Very early in the book, Hussain lays out, in considerable detail, the extent of Pakistan's involvement and active support for terrorism by trying to 'Islamise a secular separatist movement' in Kashmir.

There is an account of how the bearded, 'born-again' Muslim fundamentalist General Javed Nasir, as head of the Inter-Services Intelligence, widened the role of the nefarious spy agency beyond Kashmir including in the 1993 Mumbai bomb blasts.

Prior to 9/11, the Indian government loudly protested cross-border terrorism at virtually every international forum, but to no avail. The book lays bare the truth underlying those accusations.

The author's account of the founding of the Lashkar-e-Tayiba by Hafiz Saeed and its 'close coordination' with the ISI to launch terrorists into Kashmir across the Line of Control makes chilling reading, given the murderous outcomes that followed.

Hussain dryly mentions the 'hundreds of LeT centres operating openly across the country.'

These centres drew recruits not merely from the unemployed but also from university students, thereby giving the lie to the still-repeated myth of an absence of education and material comforts being a contributory factor to terrorism.

Interestingly, most Lashkar terrorists are Pakistani Punjabis with few, if any, Kashmiris in their ranks.

Even more tellingly, the author notes how the Lashkar and its new incarnation get a relatively free pass from the Pakistani State as they abjure violence against it.

Frontline Pakistan documents numerous other malevolencies originating from Pakistan that have had a devastating effect on India and other neighbouring countries, notably Afghanistan.

Many of them, such as the sponsorship of the Taliban, are well known and need no repeating.

While, in the end, Hussain argues it is time for Musharraf to go, the book does portray the president as being between the horns of a dilemma not entirely of his making. That ought to evoke little sympathy from dispassionate observers, as it is hard to make a case for the continuance of a military dictator regardless of country.

At the Carnegie Council, after a somewhat laboured primer on Pakistan's politics and the terrorist nexus, Hussain took questions and mingled with the audience of Americans, Indians, Pakistanis and an assortment of nationalities seeking to understand what makes Pakistan a continual, if often unwelcome, presence on daily newswires.

Geography, a frequent if somewhat facile answer, was one response. Hussain, like many in the Pakistani intelligentsia, also offered other explanations -- like feudalism and the pernicious influence of US aid.

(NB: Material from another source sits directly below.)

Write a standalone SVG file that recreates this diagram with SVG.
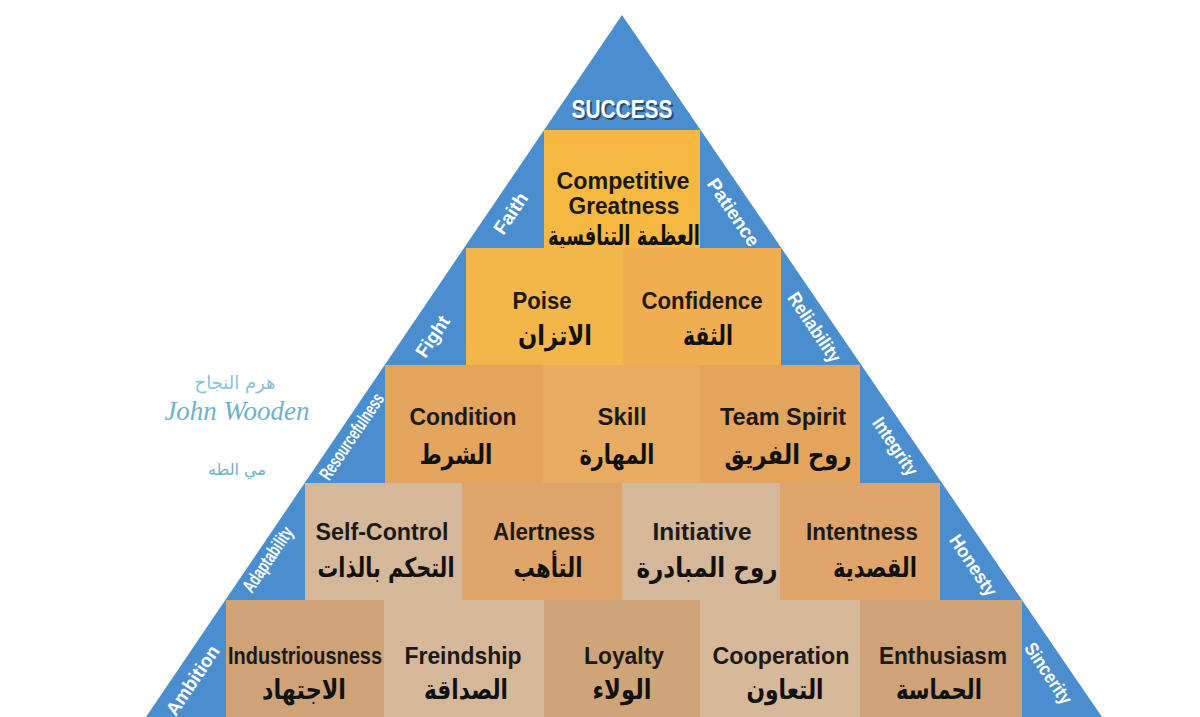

But he too danced around the principal fault line of the Pakistani State, its deeply ingrained Islamic (Sunni) identity. The exclusionary worldview it spawns is evidenced by the systematic reduction in numbers of its minorities.

The resultant lack of intermingling is not limited to people but also ideas, and Pakistan's polity reflects that.

When asked to autograph his book, Hussain was unable to spell Vijay, a virtually ubiquitous name. In contrast, it is hard to think of almost anyone, Indian or otherwise, having difficulty spelling Hussain.